KEY POINTS:
Miha Kralj spend five years working for Microsoft New Zealand before being promoted last year to a senior architect role within the Platform Architecture team at the company's US headquarters in Redmond, Washington. He spoke to Connect during a return visit here for the company's annual Tech Ed event in Auckland this week where he delivered a keynote speech on how IT will change over the next decade.
What does the Platform Architecture team you work for do?
When the chief level of people at Microsoft see the big rocks ahead of us they throw that towards us and ask us how we'll march through it. The latest things we're working on are green computing, how to make a more holistic link between business and IT, and social networking software.
We fail if there is a "disruptive discontinuity" [a major change] in the market that we couldn't see far in advance. That's when [Microsoft chief executive] Steve Ballmer comes to us and canes us. So we have a completely different set of commitments and responsibilities which is mostly about keeping the lights on and being paranoid all the time about what is about to happen.
How should New Zealand position itself to take advantage of IT innovations?
It's much easier to tell you what I see you should not do. Every politician is talking about how to improve the [broadband] infrastructure inside New Zealand instead of improving [the country's internet connection to the rest of the world].
What will New Zealand gain from high-speed internet around New Zealand? Who will care?
Nobody will come to New Zealand to build a datacentre because on the internet global map you are on the edge. [Instead] make a really good pipe to New Zealand so you can do all the services here.
If I was an innovative start-up in New Zealand I would think very hard about giving all my data to a datacentre in the US, and just using the intellectual capital of New Zealand with the lifestyle benefits that are here.
Look at me. I came to New Zealand because of the lifestyle. But sadly, although the lifestyle was great I exited New Zealand because the career opportunities are still a bit limited.
New Zealand definitely has the calibre of people. Any [New Zealand IT worker] going to the US has a tremendous advantage over a typical US IT person. The core reason is that New Zealand demands its IT people are very universal and do everything. Kiwis fly [overseas] because they have that agility.
How will our use of the web evolve over the next few years?
You will expect that your [internet connected] device knows what you are doing and based on that the device will decide whether to serve you the signal that you've got email or a text message, or that the blog you are following has had a new post. [The question will be:] When do you ping for what? These context-driven actions are what we see as the major driver of the next web.

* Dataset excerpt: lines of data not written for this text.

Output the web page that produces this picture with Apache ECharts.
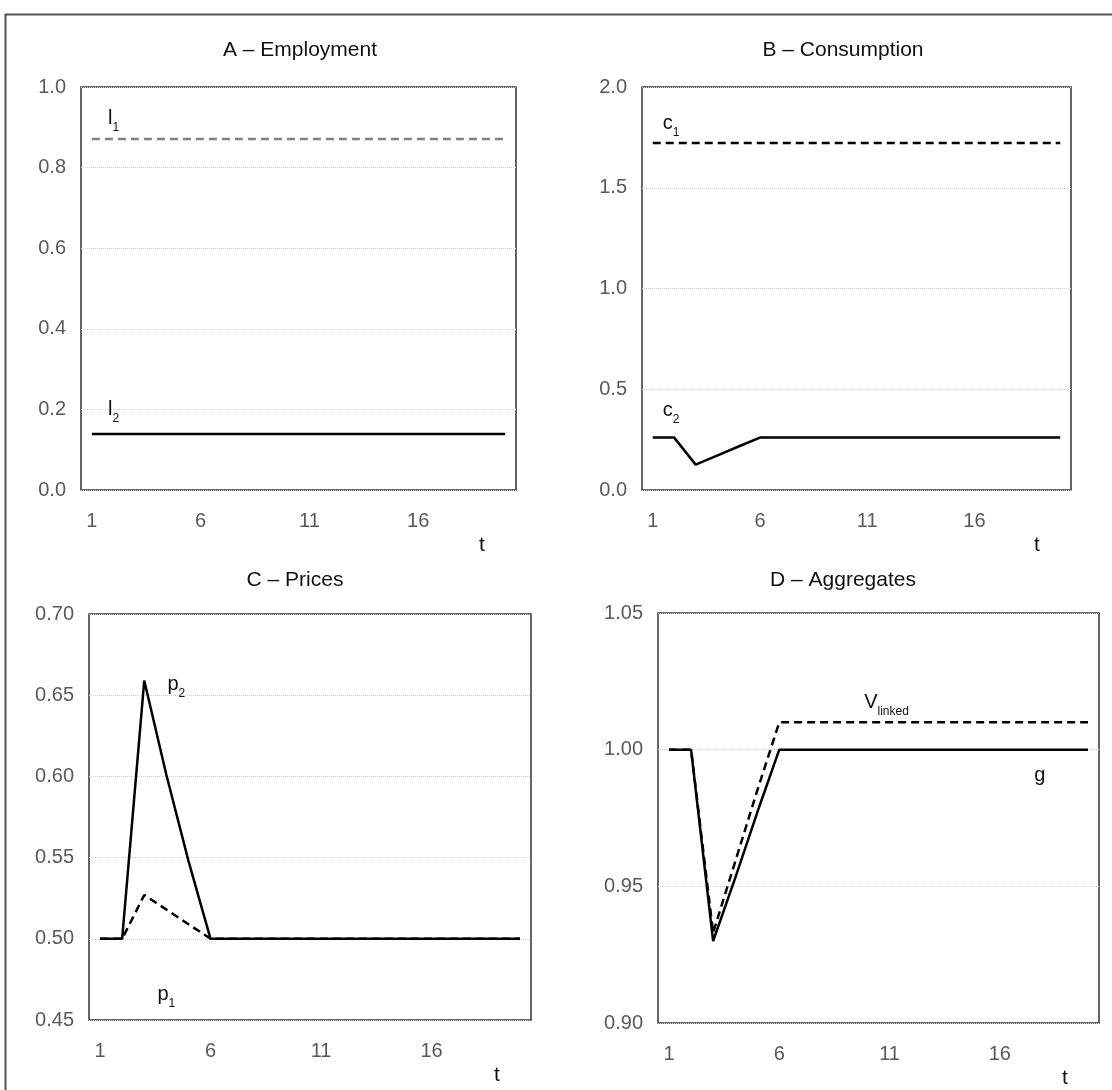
<!DOCTYPE html>
<html>
<head>
<meta charset="utf-8">
<script src="https://cdn.jsdelivr.net/npm/echarts@6/dist/echarts.min.js"></script>
<style>
  html,body{margin:0;padding:0;background:#fff;}
  #main{width:1112px;height:1090px;}
</style>
</head>
<body>
<div id="main"></div>
<script>
// periods t
const tCats = ['1','2','3','4','5','6','7','8','9','10','11','12','13','14','15','16','17','18','19','20'];
// A - employment
const l1 = [0.871,0.871,0.871,0.871,0.871,0.871,0.871,0.871,0.871,0.871,0.871,0.871,0.871,0.871,0.871,0.871,0.871,0.871,0.871,0.871];
const l2 = [0.139,0.139,0.139,0.139,0.139,0.139,0.139,0.139,0.139,0.139,0.139,0.139,0.139,0.139,0.139,0.139,0.139,0.139,0.139,0.139];
// B - consumption
const c1 = [1.722,1.722,1.722,1.722,1.722,1.722,1.722,1.722,1.722,1.722,1.722,1.722,1.722,1.722,1.722,1.722,1.722,1.722,1.722,1.722];
const c2 = [0.26,0.26,0.126,0.171,0.216,0.26,0.26,0.26,0.26,0.26,0.26,0.26,0.26,0.26,0.26,0.26,0.26,0.26,0.26,0.26];
// C - prices
const p1 = [0.5,0.5,0.527,0.518,0.509,0.5,0.5,0.5,0.5,0.5,0.5,0.5,0.5,0.5,0.5,0.5,0.5,0.5,0.5,0.5];
const p2 = [0.5,0.5,0.659,0.601,0.548,0.5,0.5,0.5,0.5,0.5,0.5,0.5,0.5,0.5,0.5,0.5,0.5,0.5,0.5,0.5];
// D - aggregates
const vLinked = [1,1,0.933,0.959,0.985,1.01,1.01,1.01,1.01,1.01,1.01,1.01,1.01,1.01,1.01,1.01,1.01,1.01,1.01,1.01];
const gAgg = [1,1,0.93,0.953,0.977,1,1,1,1,1,1,1,1,1,1,1,1,1,1,1];

const FONT = '"Liberation Sans", Arial, sans-serif';

const grids = [
  {left:81, top:87, width:435, height:403},   // A
  {left:642, top:87, width:429, height:403},  // B
  {left:89, top:614, width:442, height:406},  // C
  {left:658, top:613, width:441, height:410}  // D
];
const yRanges = [
  {min:0, max:1, interval:0.2, dec:1},
  {min:0, max:2, interval:0.5, dec:1},
  {min:0.45, max:0.7, interval:0.05, dec:2},
  {min:0.9, max:1.05, interval:0.05, dec:2}
];

// subscript label: base letter on top of the line box, index on its bottom
const rich = {
  b:{fontSize:20, fontFamily:FONT, color:'#111', lineHeight:25, verticalAlign:'top'},
  s:{fontSize:12, fontFamily:FONT, color:'#111', lineHeight:25, verticalAlign:'bottom'}
};
function tag(coord, text, offset){
  return {
    coord: coord,
    symbol:'circle', symbolSize:0,
    label:{show:true, position:'inside', formatter:text, rich:rich, offset:offset || [0,0]}
  };
}
function line(name, idx, data, dashed, color, tags){
  return {
    name:name, type:'line', xAxisIndex:idx, yAxisIndex:idx, data:data,
    symbol:'none', silent:true,
    lineStyle:{color:color || '#000', width:2.5, type: dashed ? [8,5] : 'solid'},
    markPoint: tags ? {silent:true, data:tags} : undefined
  };
}

const chart = echarts.init(document.getElementById('main'));
const option = {
  animation:false,
  backgroundColor:'#fff',
  title:[
    {text:'A – Employment', left:295, top:35, textAlign:'center'},
    {text:'B – Consumption', left:838, top:35, textAlign:'center'},
    {text:'C – Prices', left:290, top:565, textAlign:'center'},
    {text:'D – Aggregates', left:838, top:565, textAlign:'center'}
  ].map(t => Object.assign(t, {textStyle:{fontFamily:FONT, fontSize:21, fontWeight:'normal', color:'#111'}})),
  graphic:[
    {type:'rect', left:3, top:12, shape:{width:1200, height:1200}, style:{fill:'none', stroke:'#555', lineWidth:2}, silent:true}
  ],
  grid: grids.map(g => Object.assign({show:true, borderColor:'#333', borderWidth:1.5, backgroundColor:'transparent'}, g)),
  xAxis: grids.map((g, i) => ({
    type:'category', gridIndex:i, data:tCats, boundaryGap:true,
    axisLine:{show:false}, axisTick:{show:false},
    axisLabel:{interval:4, margin:21, fontFamily:FONT, fontSize:20, color:'#595959'},
    name:'t', nameLocation:'end', nameGap:-34,
    nameTextStyle:{fontFamily:FONT, fontSize:21, color:'#111', align:'center', verticalAlign:'top', padding:[45,0,0,0]}
  })),
  yAxis: yRanges.map((r, i) => ({
    type:'value', gridIndex:i, min:r.min, max:r.max, interval:r.interval,
    axisLine:{show:false}, axisTick:{show:false},
    axisLabel:{margin:15, fontFamily:FONT, fontSize:20, color:'#595959', padding:[0,0,5,0], formatter: v => v.toFixed(r.dec)},
    splitLine:{show:true, lineStyle:{color:'#cfcfcf', type:'dotted', width:1}}
  })),
  series:[
    line('l1', 0, l1, true, '#808080', [tag(['2',0.915], '{b|l}{s|1}')]),
    line('l2', 0, l2, false, '#000', [tag(['2',0.194], '{b|l}{s|2}')]),
    line('c1', 1, c1, true, '#000', [tag(['2',1.806], '{b|c}{s|1}', [-3,0])]),
    line('c2', 1, c2, false, '#000', [tag(['2',0.382], '{b|c}{s|2}', [-3,0])]),
    line('p1', 2, p1, true, '#000', [tag(['4',0.464], '{b|p}{s|1}')]),
    line('p2', 2, p2, false, '#000', [tag(['4',0.655], '{b|p}{s|2}', [10,0])]),
    line('V linked', 3, vLinked, true, '#000', [tag(['11',1.0152], '{b|V}{s|linked}', [-3,-3])]),
    line('g', 3, gAgg, false, '#000', [tag(['18',0.9896], '{b|g}', [-4,0])])
  ]
};
chart.setOption(option);
</script>
</body>
</html>
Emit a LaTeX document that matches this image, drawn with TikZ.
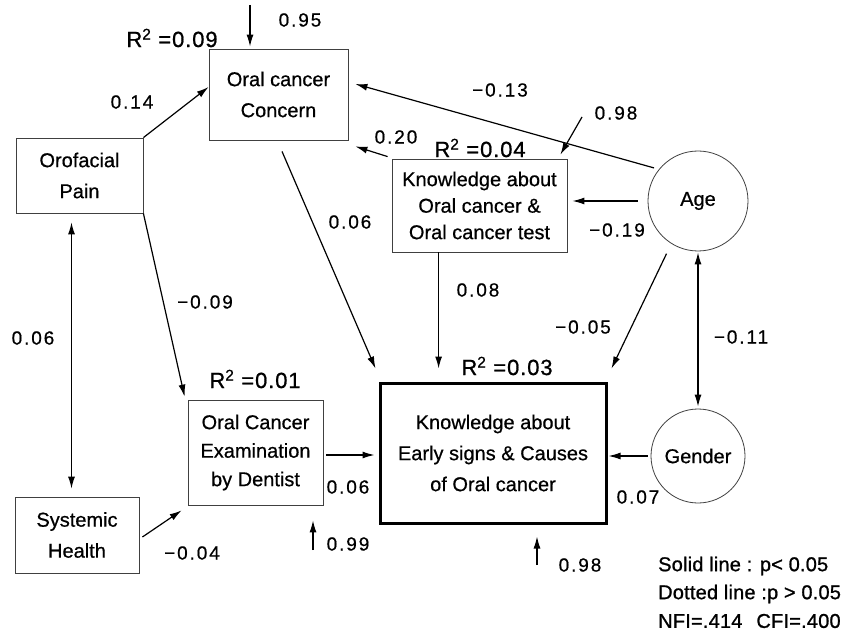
\documentclass[tikz,border=0pt]{standalone}
\usepackage{fontspec}
\setmainfont[FakeBold=0.6]{Liberation Sans}
\newfontfamily\lblfont[LetterSpace=10,FakeBold=0.6]{Liberation Sans}
\newfontfamily\legfont[LetterSpace=1,FakeBold=1]{Liberation Sans}
\newfontfamily\rsqfont[LetterSpace=4,FakeBold=0.8]{Liberation Sans}
\usetikzlibrary{arrows.meta,calc}
\begin{document}
\begin{tikzpicture}[x=1pt,y=-1pt,
  box/.style={draw=black!75, line width=0.8pt, rectangle, inner sep=0pt, align=center,
    font=\fontsize{20}{31}\selectfont},
  circ/.style={draw=black!75, line width=0.8pt, circle, inner sep=0pt,
    font=\fontsize{20}{24}\selectfont},
  arr/.style={-{Latex[length=12pt,width=7pt]}, line width=1.2pt},
  dbl/.style={{Latex[length=12pt,width=7pt]}-{Latex[length=12pt,width=7pt]}, line width=1.2pt},
  lbl/.style={inner sep=0pt, font=\lblfont\fontsize{19}{20}\selectfont},
  rsq/.style={inner sep=0pt, font=\rsqfont\fontsize{22}{24}\selectfont},
  leg/.style={inner sep=0pt, anchor=west, font=\legfont\fontsize{20}{24}\selectfont}
]
\useasboundingbox (0,0) rectangle (859,636);

% nodes
\node[box, minimum width=139pt, minimum height=91pt] (concern) at (278.5,94.5) {Oral cancer\\Concern};
\node[box, minimum width=127pt, minimum height=75pt] (orofacial) at (79.5,175.5) {Orofacial\\Pain};
\node[box, minimum width=175pt, minimum height=93pt, font=\fontsize{20}{26.5}\selectfont] (knowoc) at (479.5,205.5) {Knowledge about\\Oral cancer \&\\Oral cancer test};
\node[circ, minimum size=100pt] (age) at (698,201) {Age};
\node[circ, minimum size=94pt] (gender) at (698,456) {Gender};
\node[box, draw=black, line width=3pt, minimum width=226pt, minimum height=140pt] (big) at (493,453) {Knowledge about\\Early signs \& Causes\\of Oral cancer};
\node[box, minimum width=135pt, minimum height=105pt, font=\fontsize{20}{28.5}\selectfont] (exam) at (255.5,452.5) {Oral Cancer\\Examination\\by Dentist};
\node[box, minimum width=124pt, minimum height=76pt] (systemic) at (77,535) {Systemic\\Health};

% free ends
\coordinate (e95) at (250,5);
\coordinate (e98) at (582,117);
\coordinate (e98b) at (537,565);
\coordinate (e99) at (313,550);
\coordinate (x6) at ($(exam.east)+(3,2.5)$);
\coordinate (k8) at ($(knowoc.south west)+(47,0)$);
\coordinate (o6) at ($(orofacial.south)+(-8,0)$);

% connectors
\draw[arr, shorten >=2pt] (e95) -- (e95 |- concern.north);
\draw[arr] (orofacial.north east) -- ($(concern.west)+(0,-7.5)$);
\draw[arr, shorten <=5pt] (age.141) -- ($(concern.east)+(7,-10.5)$);
\draw[arr] ($(knowoc.north west)+(-4,-2)$) -- ($(concern.south east)+(7,6)$);
\draw[arr] (e98) -- ($(knowoc.north east)+(-7,-4)$);
\draw[arr, shorten <=10pt, shorten >=5pt] (age.west) -- (age.west -| knowoc.east);
\draw[arr] ($(concern.south)+(3.5,11)$) -- ($(big.north west)+(-3,-13)$);
\draw[arr, shorten >=13pt] (k8) -- (k8 |- big.north);
\draw[arr, shorten <=11pt] (age.238) -- ($(big.north east)+(4,-13)$);
\draw[dbl, shorten <=1pt, shorten >=2pt] (age.south) -- (gender.north);
\draw[arr, shorten <=3pt, shorten >=1pt] (gender.west) -- (gender.west -| big.east);
\draw[arr, shorten >=12pt] (e98b) -- (e98b |- big.south);
\draw[arr, shorten >=4pt] (x6) -- (x6 -| big.west);
\draw[arr, shorten >=15pt] (e99) -- (e99 |- exam.south);
\draw[arr] (orofacial.south east) -- ($(exam.north west)+(-3,-3)$);
\draw[dbl, shorten <=9pt, shorten >=8pt] (o6) -- (o6 |- systemic.north);
\draw[arr] ($(systemic.east)+(3,2)$) -- ($(exam.south west)+(-6,5)$);

% labels
\node[rsq] (r1) at (172,38) {R\textsuperscript{2} =0.09};
\node[rsq] (r2) at (480,148) {R\textsuperscript{2} =0.04};
\node[rsq] (r3) at (507,366) {R\textsuperscript{2} =0.03};
\node[rsq] (r4) at (255,379) {R\textsuperscript{2} =0.01};
\node[lbl] (l1) at (300,20) {0.95};
\node[lbl] (l2) at (132,102) {0.14};
\node[lbl] (l3) at (500,90) {−0.13};
\node[lbl] (l4) at (616,113) {0.98};
\node[lbl] (l5) at (396,137) {0.20};
\node[lbl] (l6) at (617,230) {−0.19};
\node[lbl] (l7) at (350,222) {0.06};
\node[lbl] (l8) at (478,290) {0.08};
\node[lbl] (l9) at (583,327) {−0.05};
\node[lbl] (l10) at (741,337) {−0.11};
\node[lbl] (l11) at (638,497) {0.07};
\node[lbl] (l12) at (580,565) {0.98};
\node[lbl] (l13) at (205,302) {−0.09};
\node[lbl] (l14) at (33,338) {0.06};
\node[lbl] (l15) at (348,487) {0.06};
\node[lbl] (l16) at (348,544) {0.99};
\node[lbl] (l17) at (192,553) {−0.04};

% legend
\node[leg] (g1) at (658,566) {Solid line : p< 0.05};
\node[leg] (g2) at (658,594) {Dotted line :p > 0.05};
\node[leg] (g3) at (658,621) {NFI=.414\hspace{14pt}CFI=.400};
\end{tikzpicture}
\end{document}
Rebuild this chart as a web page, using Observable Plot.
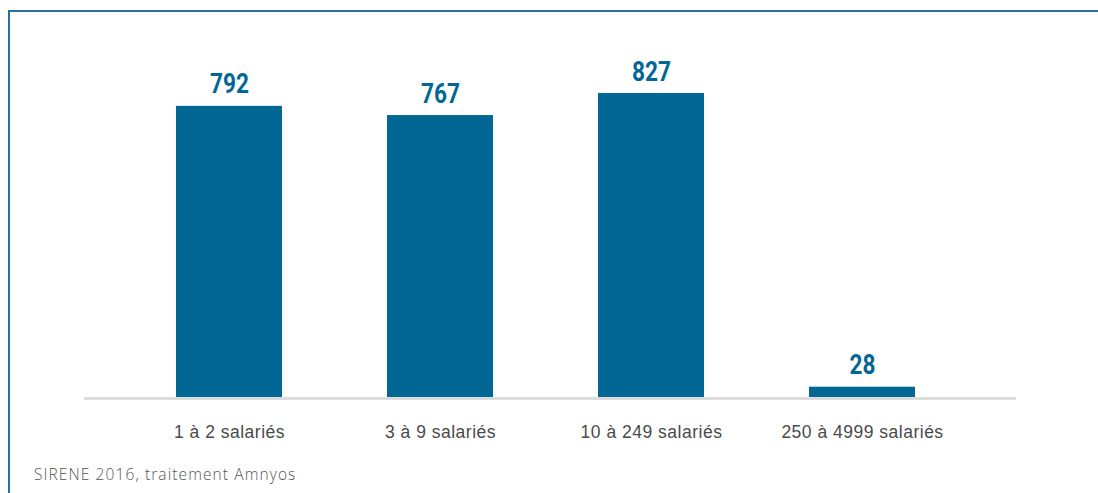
<!DOCTYPE html>
<html>
<head>
<meta charset="utf-8">
<script src="https://cdn.jsdelivr.net/npm/d3@7"></script>
<script src="https://cdn.jsdelivr.net/npm/@observablehq/plot@0.6"></script>
<style>
  html, body { margin: 0; padding: 0; background: #fff; width: 1098px; height: 493px; overflow: hidden; position: relative; }
  #frameTop { position: absolute; left: 8px; top: 10px; width: 1090px; height: 2px; background: #2b6ea0; }
  #frameLeft { position: absolute; left: 8px; top: 10px; width: 2px; height: 483px; background: #2b6ea0; }
  #chart { position: absolute; left: 0; top: 0; }
  #caption { position: absolute; left: 34px; top: 463px; font-family: "Open Sans", "Lato", sans-serif; font-weight: 300; font-size: 15.5px; letter-spacing: 1.1px; color: #555; white-space: nowrap; }
</style>
</head>
<body>
<div id="frameTop"></div>
<div id="frameLeft"></div>
<div id="chart"></div>
<div id="caption">SIRENE 2016, traitement Amnyos</div>
<script>
const categories = ["1 à 2 salariés", "3 à 9 salariés", "10 à 249 salariés", "250 à 4999 salariés"];
const values = [792, 767, 827, 28];

const data = categories.map((c, i) => ({category: c, value: values[i]}));

const chart = Plot.plot({
  width: 1098,
  height: 450,
  marginTop: 0,
  marginBottom: 53,
  marginLeft: 84,
  marginRight: 82,
  style: {background: "transparent", overflow: "visible"},
  x: {domain: categories, paddingInner: 0.5, paddingOuter: 0.45, align: 0.475, label: null},
  y: {domain: [0, 1080], axis: null},
  marks: [
    Plot.barY(data, {x: "category", y: "value", fill: "#036795"}),
    Plot.ruleY([0], {stroke: "#d6d6d6", strokeWidth: 2.5, dy: 1}),
    Plot.text(data, {
      x: "category", y: "value", text: d => String(d.value),
      lineAnchor: "bottom", dy: -13,
      fill: "#036795", fontSize: 28, fontWeight: "bold",
      fontFamily: "Roboto, 'Liberation Sans', sans-serif",
      className: "vlabel"
    }),
    Plot.axisX({
      tickSize: 0, tickPadding: 28, label: null,
      fontSize: 17.5, fill: "#4a4a4a",
      fontFamily: "'Liberation Sans', Arial, sans-serif"
    })
  ]
});
// condense the value labels (narrow display face in the original)
d3.select(chart).selectAll(".vlabel text")
  .attr("textLength", function() { return 13 * this.textContent.length; })
  .attr("lengthAdjust", "spacingAndGlyphs");
d3.select(chart).selectAll("[aria-label='x-axis tick label'] text")
  .style("letter-spacing", "0.5px");
document.getElementById("chart").appendChild(chart);
</script>
</body>
</html>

The young generation of "digital natives" - those who have been born into an internet-enabled world - are very comfortable with virtual worlds such as Second Life. In the future, is more of our time going to be spent in "virtual" existences?
I don't see a single inhibitor to that. I personally know a couple of happy couples who met over the internet, physically separated on different continents. I know a Belgian man who lived in New Zealand, dated a German girl for a year or so, then they met and married. Now they live in Redmond, they have two kids and they're insanely happy. Their whole meeting, courting, dating happened completely in a virtual world.
With better presentation techniques [as the technology behind virtual worlds improves], with better inputs and outputs, that can only get more immersive and better.